Les chargeurs sont déterminants pour l’accélération de cette filière, mais aujourd’hui il n’y a pas de commandes. Or pour convaincre, il faut voir ces bateaux sur l’eau et obtenir de vrais retours d’expérience. Pour ce faire, l’Etat français et l’Europe pourraient aider les premiers entrants sous forme de primes. L’écosystème breton est riche. Il faut encourager les acteurs à travailler ensemble, les entreprises et les chercheurs à croiser les filières de compétences. En plus des atouts industriels et R&D la région a des atouts géographiques intéressants. Il y a des routes maritimes à ouvrir, un travail à faire sur les marchandises transportées. Il est impératif d’innover sur tous les maillons de la chaine.
Clôture de l’événement
Avec Guillaume Le Grand le fondateur de Towt, Denis Juhel dirigeant de Mer Forte, Olivier Barreau co-fondateur de Grain de Sail, et Daniel Cueff, vice-président Mer et Littoral de la région Bretagne
Le vent est efficace, abondant et prédictible. La plupart des acteurs en sont désormais convaincus. Les technologies sont matures, mais il faut mieux guider les acteurs intéressés par ces projets et passer le cap de l’industrialisation.
Le transport maritime à la voile est l’une des plus belles sources d’espoir dans une société en quête de sens et un contexte d’urgence climatique, mais si on ne réussit pas, par la relocalisation d’industries en France et ailleurs, à réduire drastiquement le transport maritime mondial, ça ne fonctionnera pas !
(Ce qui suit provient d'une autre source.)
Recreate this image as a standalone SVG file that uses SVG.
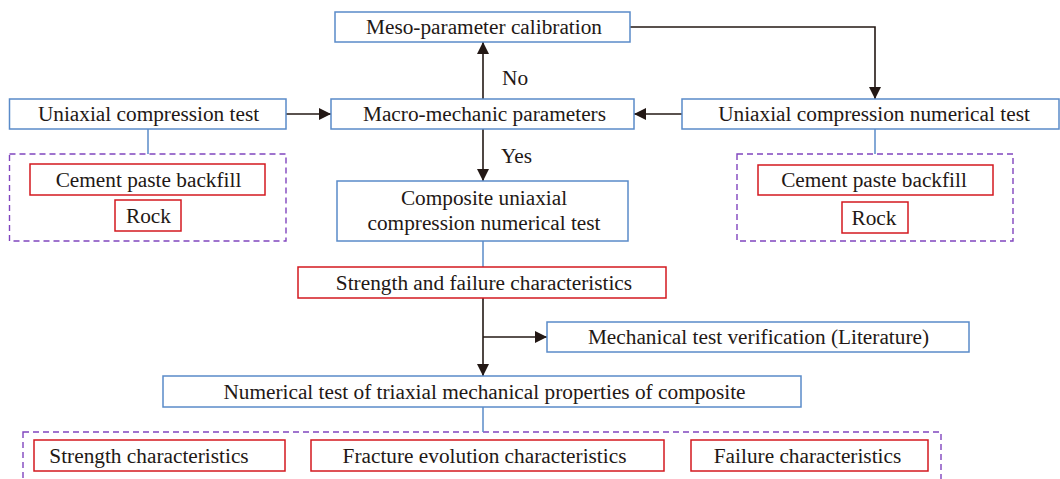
<svg xmlns="http://www.w3.org/2000/svg" width="1060" height="479" viewBox="0 0 1060 479">
  <style>
    .blue { fill: #ffffff; stroke: #5a8bc9; stroke-width: 1.5; }
    .red { fill: #ffffff; stroke: #d3191f; stroke-width: 1.5; }
    .group { fill: none; stroke: #8045be; stroke-width: 1.4; stroke-dasharray: 6 4; }
    .label { font-family: "Liberation Serif", "Times New Roman", serif; font-size: 21.3px; fill: #231815; text-anchor: middle; }
    .side { font-family: "Liberation Serif", "Times New Roman", serif; font-size: 21.3px; fill: #231815; }
    .flow { fill: none; stroke: #231815; stroke-width: 1.6; }
    .tie { fill: none; stroke: #5a8bc9; stroke-width: 1.5; }
  </style>
  <defs>
    <marker id="arrow" markerUnits="userSpaceOnUse" markerWidth="12" markerHeight="12" viewBox="0 0 12 12" refX="12" refY="6" orient="auto">
      <path d="M0,0 L12,6 L0,12 Z" fill="#231815"/>
    </marker>
  </defs>

  <rect width="1060" height="479" fill="#ffffff"/>

  <!-- dashed groupings -->
  <g id="groups">
    <rect class="group" x="9.5" y="154" width="276.5" height="87"/>
    <rect class="group" x="737" y="154" width="276" height="87"/>
    <rect class="group" x="23" y="432" width="918" height="60"/>
  </g>

  <!-- connectors -->
  <g id="connectors">
    <line class="flow" x1="286" y1="114" x2="331" y2="114" marker-end="url(#arrow)"/>
    <line class="flow" x1="682" y1="114" x2="634" y2="114" marker-end="url(#arrow)"/>
    <line class="flow" x1="483" y1="99" x2="483" y2="42" marker-end="url(#arrow)"/>
    <polyline class="flow" points="630,27 875,27 875,99" marker-end="url(#arrow)"/>
    <line class="flow" x1="483" y1="129" x2="483" y2="181" marker-end="url(#arrow)"/>
    <line class="flow" x1="483" y1="298" x2="483" y2="376" marker-end="url(#arrow)"/>
    <line class="flow" x1="483" y1="337" x2="547" y2="337" marker-end="url(#arrow)"/>
    <line class="tie" x1="483" y1="241" x2="483" y2="267"/>
    <line class="tie" x1="483" y1="407" x2="483" y2="432"/>
    <line class="tie" x1="148" y1="129" x2="148" y2="154"/>
    <line class="tie" x1="875" y1="129" x2="875" y2="154"/>
    <text class="side" x="502" y="85">No</text>
    <text class="side" x="501" y="163">Yes</text>
  </g>

  <g id="meso">
    <rect class="blue" x="335" y="12" width="295" height="30"/>
    <text class="label" x="484" y="34">Meso-parameter calibration</text>
  </g>

  <g id="uniaxial-test">
    <rect class="blue" x="9.5" y="99" width="276.5" height="30"/>
    <text class="label" x="148.5" y="121">Uniaxial compression test</text>
  </g>

  <g id="macro">
    <rect class="blue" x="331" y="99" width="303" height="30"/>
    <text class="label" x="484.5" y="121">Macro-mechanic parameters</text>
  </g>

  <g id="uniaxial-numerical">
    <rect class="blue" x="682" y="99" width="377" height="30"/>
    <text class="label" x="874" y="121">Uniaxial compression numerical test</text>
  </g>

  <g id="left-backfill">
    <rect class="red" x="30" y="164" width="235" height="31"/>
    <text class="label" x="148.5" y="187">Cement paste backfill</text>
  </g>
  <g id="left-rock">
    <rect class="red" x="115" y="200" width="66" height="31"/>
    <text class="label" x="148.5" y="223">Rock</text>
  </g>

  <g id="right-backfill">
    <rect class="red" x="758" y="165" width="235" height="30"/>
    <text class="label" x="874" y="187">Cement paste backfill</text>
  </g>
  <g id="right-rock">
    <rect class="red" x="842" y="202" width="66" height="31"/>
    <text class="label" x="874" y="225">Rock</text>
  </g>

  <g id="composite">
    <rect class="blue" x="337" y="181" width="291" height="60"/>
    <text class="label" x="484" y="205">Composite uniaxial</text>
    <text class="label" x="484" y="230">compression numerical test</text>
  </g>

  <g id="strength-failure">
    <rect class="red" x="298" y="267" width="368" height="31"/>
    <text class="label" x="484" y="290">Strength and failure characteristics</text>
  </g>

  <g id="verification">
    <rect class="blue" x="547" y="322" width="422" height="30"/>
    <text class="label" x="758.5" y="344">Mechanical test verification (Literature)</text>
  </g>

  <g id="triaxial">
    <rect class="blue" x="163" y="376" width="638" height="31"/>
    <text class="label" x="484.5" y="399">Numerical test of triaxial mechanical properties of composite</text>
  </g>

  <g id="strength-char">
    <rect class="red" x="34" y="440" width="251" height="31"/>
    <text class="label" x="149" y="463">Strength characteristics</text>
  </g>
  <g id="fracture-char">
    <rect class="red" x="311" y="440" width="353" height="31"/>
    <text class="label" x="484.5" y="463">Fracture evolution characteristics</text>
  </g>
  <g id="failure-char">
    <rect class="red" x="691" y="440" width="237" height="31"/>
    <text class="label" x="807.5" y="463">Failure characteristics</text>
  </g>
</svg>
La réussite de cette filière passe nécessairement par un changement de nos modes de consommation. Nous évoluons dans un monde qui tend vers la décarbonation sans décarboner la production. Il faut reconnecter le Bretagne au réseau de transport européen, revisiter la façade Atlantique et favoriser le cabotage. Rien ne sera possible sans une réelle volonté politique de favoriser le commerce de proximité, et un transport maritime propre et durable.